Sind die Führungspersonen der anderen Parteien besser? Blackrock Friedrich Merz etwa? Autolobbyist Andreas Scheuer? Weinkönigin Julia Klöckner? Faschist Björn Höcke? Man kann das beliebig fortsetzen.

Bleibt noch Angela Merkel. Die hat ja mal mit ihrem „Wir schaffen das!“ 2015 tatsächlich ethisches Verhalten an den Tag gelegt, die Pfarrerstochter. Das hatte etwas von einer Lichtgestalt. Heute ist sie sogar Lieblingsfeindin von Trump, das ist schon eine Weltkarriere. Hut ab. Ich meine das ernst, ihre Sachlichkeit ist schon genial. Bei Zeiten von Corona ist das ein großer Vorteil für Deutschland, denn hier sind keine Millionen Arbeitslose zu beklagen. Da ist er wieder, der Rheinische Kapitalismus, wie auch 2008. Was wird Merkel später einmal machen? Vielleicht für Facebook oder Google arbeiten?

Ich glaube, es gibt sie überhaupt nicht, die Lichtgestalten. Ich mache mir sogar Sorgen, dass alles nur eine Frage des Preises ist, dass mit genügend hohem Entgelt praktisch jeder käuflich ist. Es könnte sogar sein, dass die ehemaligen Führungskräfte der SPD dieser Sonderform der Bestechung besonders ausgesetzt sind. Damit kann man diese als Partei nämlich öffentlich perfekt vorführen. Schaut mal, wo deren Ethik bleibt! Das ist dann die Botschaft, die öffentlich herüberkommt. Die Diffamierung der Sozialpolitik wäre somit erfolgreich. Rote Socken V. 2.0. Die SPD in den einstelligen Prozentbereich führen. Interesse daran haben bestimmt viele.

Gibt es in der Politik überhaupt Ethik? Ich denke, es ist einfach ein großer Verteilungskampf, der da stattfindet. Es gibt dabei Gewinner und Verlierer. Leider. Wenn man sich in Deutschland auf den Rheinischen Kapitalismus, also die soziale Marktwirtschaft (was auch immer das genau ist) einigt, dann wäre das schon etwas. Das ist ein gesellschaftlicher Kompromiss, und mehr nicht.

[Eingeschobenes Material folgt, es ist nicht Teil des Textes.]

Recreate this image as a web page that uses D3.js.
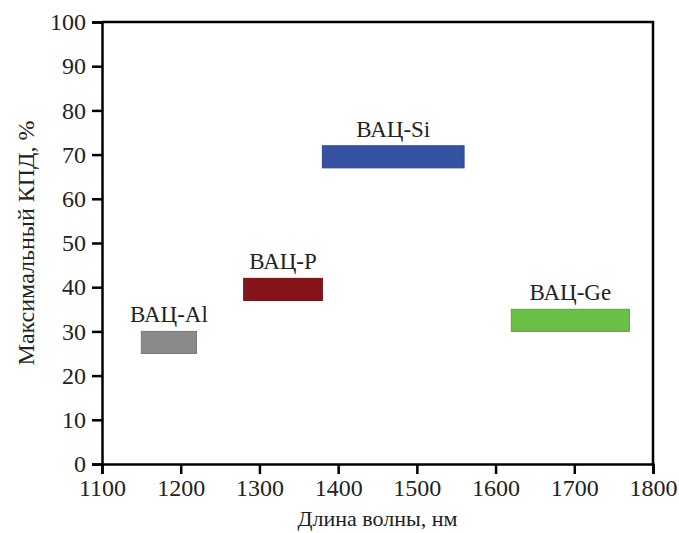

Es ist für mich die Frage, wie jeder einzelne bei einem entsprechenden Angebot reagieren würde. Unser System ist insgesamt so, wie es ist. Sind wir selbst wirklich besser?

Danke an Harald Hensel für seine Ausführungen „Kinderaugen“. Sie haben mich zu diesem Text bewogen.

Dieser Beitrag hat einen Kommentar

  1. Albrecht Lang

    Ich möchte noch nachtragen, dass Sigmar Gabriel etwa 2015 bereits Ziel einer von rechten Bots getragenen Aktion war. Das besonders perfide war, dass ein symbolisierter Galgen grafisches Erkennungszeichen dieser Kampagne war. Als ein Verwandter von mir dies damals bei Facebook gelikt hat, habe ich ihn per Messenger um Klärung gebeten. Meine Frage war: „Du willst doch Christ sein, wie kannst Du so etwas gut finden?“ Er hat sich überhaupt nicht davon distanziert, was zur Folge hatte, dass ich ihn aus meiner Freundesliste entfernt habe. Das ist so, der verbal zugespitzte Kampf der A-Partei trennt Familien.
    Auch wenn Handeln von Politikern moralisch verwerflich erscheinen mag, sind wir dennoch nicht berechtigt, dies durch noch schlimmeres Unrecht wie eine Todesdrohung zu toppen. Heute wäre das vermutlich eine Straftat.